Quote the records in full and leave their pictures out.

[Charts and diagrams as code]
--- --- ---

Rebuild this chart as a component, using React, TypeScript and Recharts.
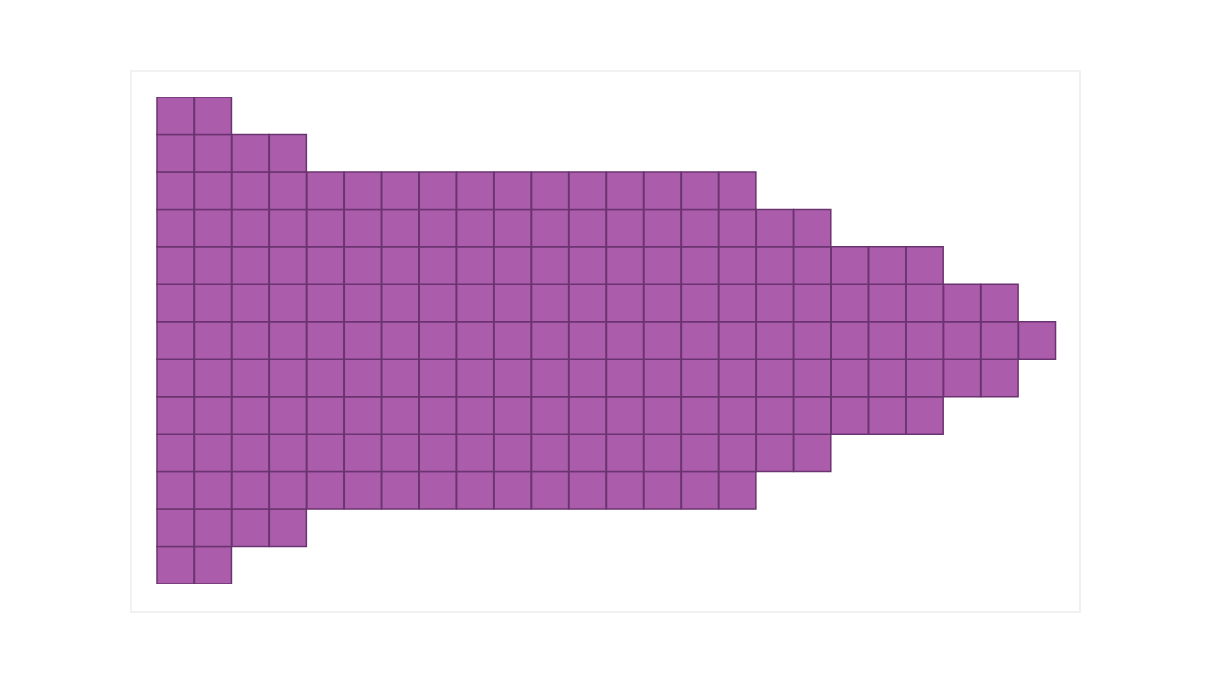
import { BarChart, Bar, XAxis, YAxis } from "recharts"

// number of filled squares in each column, left to right
const columnHeights = [13, 13, 11, 11, 9, 9, 9, 9, 9, 9, 9, 9, 9, 9, 9, 9, 7, 7, 5, 5, 5, 3, 3, 1]
const maxHeight = 13

const rowKeys = Array.from({ length: maxHeight }, (_, i) => `r${i}`)

// each column: an invisible pad to centre it, then one unit per square
const data = columnHeights.map((h, i) => {
  const row: Record<string, number | string | null> = { col: `c${i + 1}`, pad: (maxHeight - h) / 2 }
  rowKeys.forEach((k, j) => {
    row[k] = j < h ? 1 : null
  })
  return row
})

const FILL = "#ab5dac"
const EDGE = "#6b3470"

export default function App() {
  return (
    <div style={{ position: "absolute", left: 0, top: 0, width: 1213, height: 682, background: "#fff" }}>
      {/* light frame around the plot */}
      <div
        style={{
          position: "absolute",
          left: 130,
          top: 70,
          width: 947,
          height: 539,
          border: "2px solid #f1f1ef",
        }}
      />
      <BarChart
        width={1213}
        height={682}
        data={data}
        margin={{ top: 97, right: 157, bottom: 98, left: 157 }}
        barCategoryGap={0}
        barGap={0}
      >
        <XAxis dataKey="col" hide />
        <YAxis hide domain={[0, maxHeight]} allowDataOverflow />
        <Bar dataKey="pad" stackId="s" fill="none" stroke="none" isAnimationActive={false} />
        {rowKeys.map((k) => (
          <Bar
            key={k}
            dataKey={k}
            stackId="s"
            fill={FILL}
            stroke={EDGE}
            strokeWidth={1.5}
            isAnimationActive={false}
          />
        ))}
      </BarChart>
    </div>
  )
}
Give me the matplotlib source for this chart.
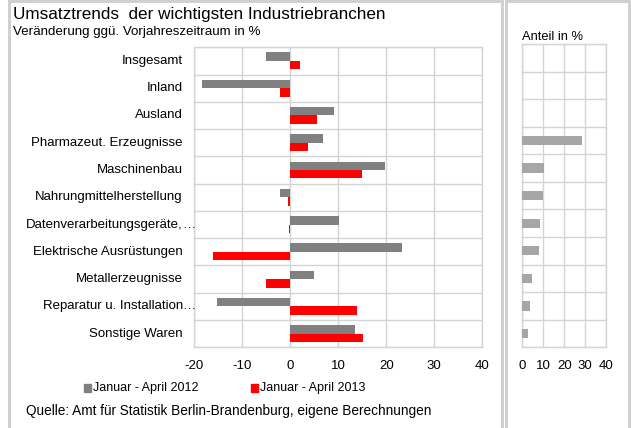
import matplotlib
matplotlib.use("Agg")
import matplotlib.pyplot as plt
import matplotlib.transforms as mtrans
import numpy as np
from matplotlib.patches import Rectangle

plt.rcParams['font.family'] = ['Liberation Sans', 'DejaVu Sans']

categories = ["Insgesamt", "Inland", "Ausland", "Pharmazeut. Erzeugnisse", "Maschinenbau",
              "Nahrungmittelherstellung", "Datenverarbeitungsgeräte,…", "Elektrische Ausrüstungen",
              "Metallerzeugnisse", "Reparatur u. Installation…", "Sonstige Waren"]
v2012 = [-5.1, -18.3, 9.1, 6.9, 19.8, -2.1, 10.1, 23.3, 4.9, -15.2, 13.5]
v2013 = [2.0, -2.1, 5.5, 3.7, 14.9, -0.5, -0.3, -16.1, -5.1, 13.9, 15.1]
anteil = [0, 0, 0, 28.3, 10.5, 9.7, 8.6, 8.1, 4.4, 3.5, 2.9]
x_ticks = [-20, -10, 0, 10, 20, 30, 40]
x_ticks_r = [0, 10, 20, 30, 40]
legend_labels = ["Januar - April 2012", "Januar - April 2013"]

GRAY = "#808080"
RED = "#FF0000"
LGRAY = "#A6A6A6"
GRID = "#D4D4D4"
BORDER = "#D0D0D0"

W, H = 631, 428
fig = plt.figure(figsize=(W / 100, H / 100), dpi=100)

def fx(px):
    return px / W

def fy(py):
    return 1 - py / H

# panel borders (3 px wide, no bottom edge visible)
bw = 3 * 72 / 100
for (x0, x1) in [(8.5, 502.5), (505.5, 628.5)]:
    fig.patches.append(Rectangle((fx(x0), fy(440)), fx(x1 - x0), (440 - 1.5) / H,
                                 transform=fig.transFigure, fill=False,
                                 edgecolor=BORDER, linewidth=bw))

n = len(categories)
y = np.arange(n)
h = 0.31

ax = fig.add_axes([fx(194), fy(347.3), fx(482.3 - 194), (347.3 - 47.3) / H])
ax.barh(y - h / 2, v2012, height=h, color=GRAY, zorder=3)
ax.barh(y + h / 2, v2013, height=h, color=RED, zorder=3)
ax.set_xlim(-20, 40)
ax.set_ylim(n - 0.5, -0.5)
ax.set_xticks(x_ticks)
ax.set_xticklabels([str(t) for t in x_ticks], fontsize=9.5)
ax.set_yticks(np.arange(n + 1) - 0.5)
ax.set_yticklabels([])
ax.tick_params(length=0, pad=9)
ax.grid(True, color=GRID, linewidth=1.0, zorder=0)
for s in ax.spines.values():
    s.set_color(GRID)
    s.set_linewidth(1.0)

trans = mtrans.blended_transform_factory(fig.transFigure, ax.transData)
for i, lab in enumerate(categories):
    if lab.endswith("…"):
        ax.text(fx(183), i, lab[:-1], ha="right", va="center", fontsize=9.5, transform=trans)
        ax.text(fx(182.5), i, "…", ha="left", va="center", fontsize=9.5, transform=trans)
    else:
        ax.text(fx(183), i, lab, ha="right", va="center", fontsize=9.5, transform=trans)

# right panel
ax2 = fig.add_axes([fx(522.3), fy(347.3), fx(606.3 - 522.3), (347.3 - 44) / H])
ax2.barh(y, anteil, height=0.34, color=LGRAY, zorder=3)
ax2.set_xlim(0, 40)
ax2.set_ylim(n - 0.5, -0.5)
ax2.set_xticks(x_ticks_r)
ax2.set_xticklabels([str(t) for t in x_ticks_r], fontsize=9.5)
ax2.set_yticks(np.arange(n + 1) - 0.5)
ax2.set_yticklabels([])
ax2.tick_params(length=0, pad=9)
ax2.grid(True, color=GRID, linewidth=1.0, zorder=0)
for s in ax2.spines.values():
    s.set_color(GRID)
    s.set_linewidth(1.0)

# texts
fig.text(fx(13), fy(15), "Umsatztrends  der wichtigsten Industriebranchen", fontsize=12.3,
         ha="left", va="center")
fig.text(fx(13), fy(32), "Veränderung ggü. Vorjahreszeitraum in %", fontsize=9.6,
         ha="left", va="center")
fig.text(fx(522), fy(37), "Anteil in %", fontsize=9.3, ha="left", va="center")

# legend
for (x0, col, lab) in [(84, GRAY, legend_labels[0]), (251, RED, legend_labels[1])]:
    fig.patches.append(Rectangle((fx(x0), fy(392)), fx(7), 8 / H, transform=fig.transFigure,
                                 color=col))
    fig.text(fx(x0 + 9), fy(388.5), lab, fontsize=9.0, ha="left", va="center")

fig.text(fx(26), fy(411), "Quelle: Amt für Statistik Berlin-Brandenburg, eigene Berechnungen",
         fontsize=9.8, ha="left", va="center")

fig.savefig("out.png", dpi=100)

--- --- ---

__Task answer__
Rebuild this chart as a component, using React, TypeScript and Recharts.
import { BarChart, Bar, XAxis, YAxis } from "recharts"

// number of filled squares in each column, left to right
const columnHeights = [13, 13, 11, 11, 9, 9, 9, 9, 9, 9, 9, 9, 9, 9, 9, 9, 7, 7, 5, 5, 5, 3, 3, 1]
const maxHeight = 13

const rowKeys = Array.from({ length: maxHeight }, (_, i) => `r${i}`)

// each column: an invisible pad to centre it, then one unit per square
const data = columnHeights.map((h, i) => {
  const row: Record<string, number | string | null> = { col: `c${i + 1}`, pad: (maxHeight - h) / 2 }
  rowKeys.forEach((k, j) => {
    row[k] = j < h ? 1 : null
  })
  return row
})

const FILL = "#ab5dac"
const EDGE = "#6b3470"

export default function App() {
  return (
    <div style={{ position: "absolute", left: 0, top: 0, width: 1213, height: 682, background: "#fff" }}>
      {/* light frame around the plot */}
      <div
        style={{
          position: "absolute",
          left: 130,
          top: 70,
          width: 947,
          height: 539,
          border: "2px solid #f1f1ef",
        }}
      />
      <BarChart
        width={1213}
        height={682}
        data={data}
        margin={{ top: 97, right: 157, bottom: 98, left: 157 }}
        barCategoryGap={0}
        barGap={0}
      >
        <XAxis dataKey="col" hide />
        <YAxis hide domain={[0, maxHeight]} allowDataOverflow />
        <Bar dataKey="pad" stackId="s" fill="none" stroke="none" isAnimationActive={false} />
        {rowKeys.map((k) => (
          <Bar
            key={k}
            dataKey={k}
            stackId="s"
            fill={FILL}
            stroke={EDGE}
            strokeWidth={1.5}
            isAnimationActive={false}
          />
        ))}
      </BarChart>
    </div>
  )
}
Give me the matplotlib source for this chart.
import matplotlib
matplotlib.use("Agg")
import matplotlib.pyplot as plt
import matplotlib.transforms as mtrans
import numpy as np
from matplotlib.patches import Rectangle

plt.rcParams['font.family'] = ['Liberation Sans', 'DejaVu Sans']

categories = ["Insgesamt", "Inland", "Ausland", "Pharmazeut. Erzeugnisse", "Maschinenbau",
              "Nahrungmittelherstellung", "Datenverarbeitungsgeräte,…", "Elektrische Ausrüstungen",
              "Metallerzeugnisse", "Reparatur u. Installation…", "Sonstige Waren"]
v2012 = [-5.1, -18.3, 9.1, 6.9, 19.8, -2.1, 10.1, 23.3, 4.9, -15.2, 13.5]
v2013 = [2.0, -2.1, 5.5, 3.7, 14.9, -0.5, -0.3, -16.1, -5.1, 13.9, 15.1]
anteil = [0, 0, 0, 28.3, 10.5, 9.7, 8.6, 8.1, 4.4, 3.5, 2.9]
x_ticks = [-20, -10, 0, 10, 20, 30, 40]
x_ticks_r = [0, 10, 20, 30, 40]
legend_labels = ["Januar - April 2012", "Januar - April 2013"]

GRAY = "#808080"
RED = "#FF0000"
LGRAY = "#A6A6A6"
GRID = "#D4D4D4"
BORDER = "#D0D0D0"

W, H = 631, 428
fig = plt.figure(figsize=(W / 100, H / 100), dpi=100)

def fx(px):
    return px / W

def fy(py):
    return 1 - py / H

# panel borders (3 px wide, no bottom edge visible)
bw = 3 * 72 / 100
for (x0, x1) in [(8.5, 502.5), (505.5, 628.5)]:
    fig.patches.append(Rectangle((fx(x0), fy(440)), fx(x1 - x0), (440 - 1.5) / H,
                                 transform=fig.transFigure, fill=False,
                                 edgecolor=BORDER, linewidth=bw))

n = len(categories)
y = np.arange(n)
h = 0.31

ax = fig.add_axes([fx(194), fy(347.3), fx(482.3 - 194), (347.3 - 47.3) / H])
ax.barh(y - h / 2, v2012, height=h, color=GRAY, zorder=3)
ax.barh(y + h / 2, v2013, height=h, color=RED, zorder=3)
ax.set_xlim(-20, 40)
ax.set_ylim(n - 0.5, -0.5)
ax.set_xticks(x_ticks)
ax.set_xticklabels([str(t) for t in x_ticks], fontsize=9.5)
ax.set_yticks(np.arange(n + 1) - 0.5)
ax.set_yticklabels([])
ax.tick_params(length=0, pad=9)
ax.grid(True, color=GRID, linewidth=1.0, zorder=0)
for s in ax.spines.values():
    s.set_color(GRID)
    s.set_linewidth(1.0)

trans = mtrans.blended_transform_factory(fig.transFigure, ax.transData)
for i, lab in enumerate(categories):
    if lab.endswith("…"):
        ax.text(fx(183), i, lab[:-1], ha="right", va="center", fontsize=9.5, transform=trans)
        ax.text(fx(182.5), i, "…", ha="left", va="center", fontsize=9.5, transform=trans)
    else:
        ax.text(fx(183), i, lab, ha="right", va="center", fontsize=9.5, transform=trans)

# right panel
ax2 = fig.add_axes([fx(522.3), fy(347.3), fx(606.3 - 522.3), (347.3 - 44) / H])
ax2.barh(y, anteil, height=0.34, color=LGRAY, zorder=3)
ax2.set_xlim(0, 40)
ax2.set_ylim(n - 0.5, -0.5)
ax2.set_xticks(x_ticks_r)
ax2.set_xticklabels([str(t) for t in x_ticks_r], fontsize=9.5)
ax2.set_yticks(np.arange(n + 1) - 0.5)
ax2.set_yticklabels([])
ax2.tick_params(length=0, pad=9)
ax2.grid(True, color=GRID, linewidth=1.0, zorder=0)
for s in ax2.spines.values():
    s.set_color(GRID)
    s.set_linewidth(1.0)

# texts
fig.text(fx(13), fy(15), "Umsatztrends  der wichtigsten Industriebranchen", fontsize=12.3,
         ha="left", va="center")
fig.text(fx(13), fy(32), "Veränderung ggü. Vorjahreszeitraum in %", fontsize=9.6,
         ha="left", va="center")
fig.text(fx(522), fy(37), "Anteil in %", fontsize=9.3, ha="left", va="center")

# legend
for (x0, col, lab) in [(84, GRAY, legend_labels[0]), (251, RED, legend_labels[1])]:
    fig.patches.append(Rectangle((fx(x0), fy(392)), fx(7), 8 / H, transform=fig.transFigure,
                                 color=col))
    fig.text(fx(x0 + 9), fy(388.5), lab, fontsize=9.0, ha="left", va="center")

fig.text(fx(26), fy(411), "Quelle: Amt für Statistik Berlin-Brandenburg, eigene Berechnungen",
         fontsize=9.8, ha="left", va="center")

fig.savefig("out.png", dpi=100)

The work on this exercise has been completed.